BBC Radio 4 Extra, 30 April - 4 June 2012
First broadcast to celebrate the Queen's Silver Jubilee in 1977, Vivat
Rex is a prime example of 'event' drama - a twenty-six part chronicle of British history from the reign of Edward II
to the middle of Henry VIII's reign (1307-1533). Much of the dialogue came from Shakespeare and his contemporaries, including
Marlowe, augmented by specially-written blank verse from Jenkins himself. The cast read like a who's who of British theatre
history, including Gielgud, Scofield, Michael Redgrave, Anthony Quayle, Peggy Ashcroft, John Hurt, Billie Whitelaw, Nigel
Stock, Derek Jacobi, Martin Jarvis, as well as the thirty or so actors comprising the BBC Radio Drama company at that time.
The narrator was Richard Burton, making a welcome return to radio after a long break.
The project was not only ambitious - twenty-six episodes stretching over six
months - but also potentially risky, as it required listeners to stay with the series over a lengthy period of time, as
well as accustom themselves to Shakespearean/ Marlovian blank verse.
Listening to the series again after thirty-five years was a fascinating experience.
On the one hand one welcomed the chance to hear some of the great radio voices once again: for all his reputation as a film
actor, Burton had a remarkable voice that wrapped itself lovingly round Jenkins' dialogue.

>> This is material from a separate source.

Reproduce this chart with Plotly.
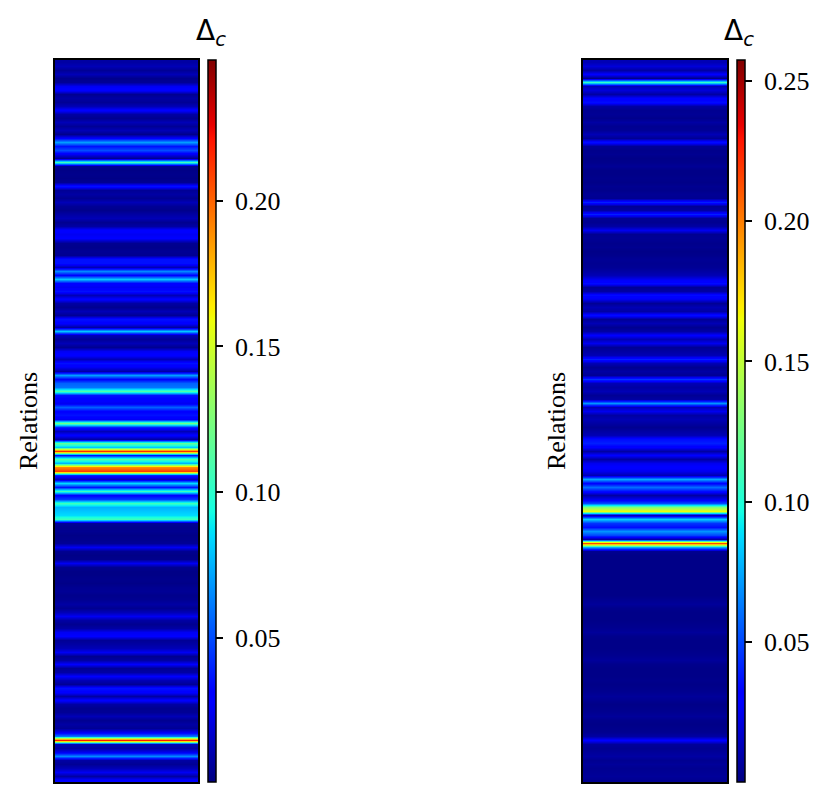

He could command attention in a
way that few actors have been able to do, either in the present or the past. Likewise John Hurt has a unique voice - as Edward
II he combined pathos with the kind of petulance associated with his Caligula in I Claudius (made a year before Vivat
Despite its epic quality - for example, in the sheer size of its cast, Vivat
Rex was also an intimate drama, relying for much of its emotional power on the interplay between one, two or three
characters. Martin Jenkins' and Gerry Jones' production reminded us that monarchs were perfectly ordinary people at heart,
experiencing the same kind of emotional struggles. The fact that their actions could determine the future of the entire British
kingdom was actually incidental.
I am sure the scheduling must have been deliberate on Radio 4 and Radio 4 Extra's
part. Vivat Rex offered a fascinating stylistic contrast to Mike Walker's The Plantagenets, which finished
its run a week or so previously. The Plantagenets was a down-to-earth drama, in which sound-effects and down-to-earth
performances revealed the grimy reality lurking beneath the pomp and circumstance of medieval kingship. Vivat Rex was
a more intimate drama, exploring the protagonists' lives in detail through dialogue and the interplay between characters.
Listen to it if you can; it's an experience not to be missed.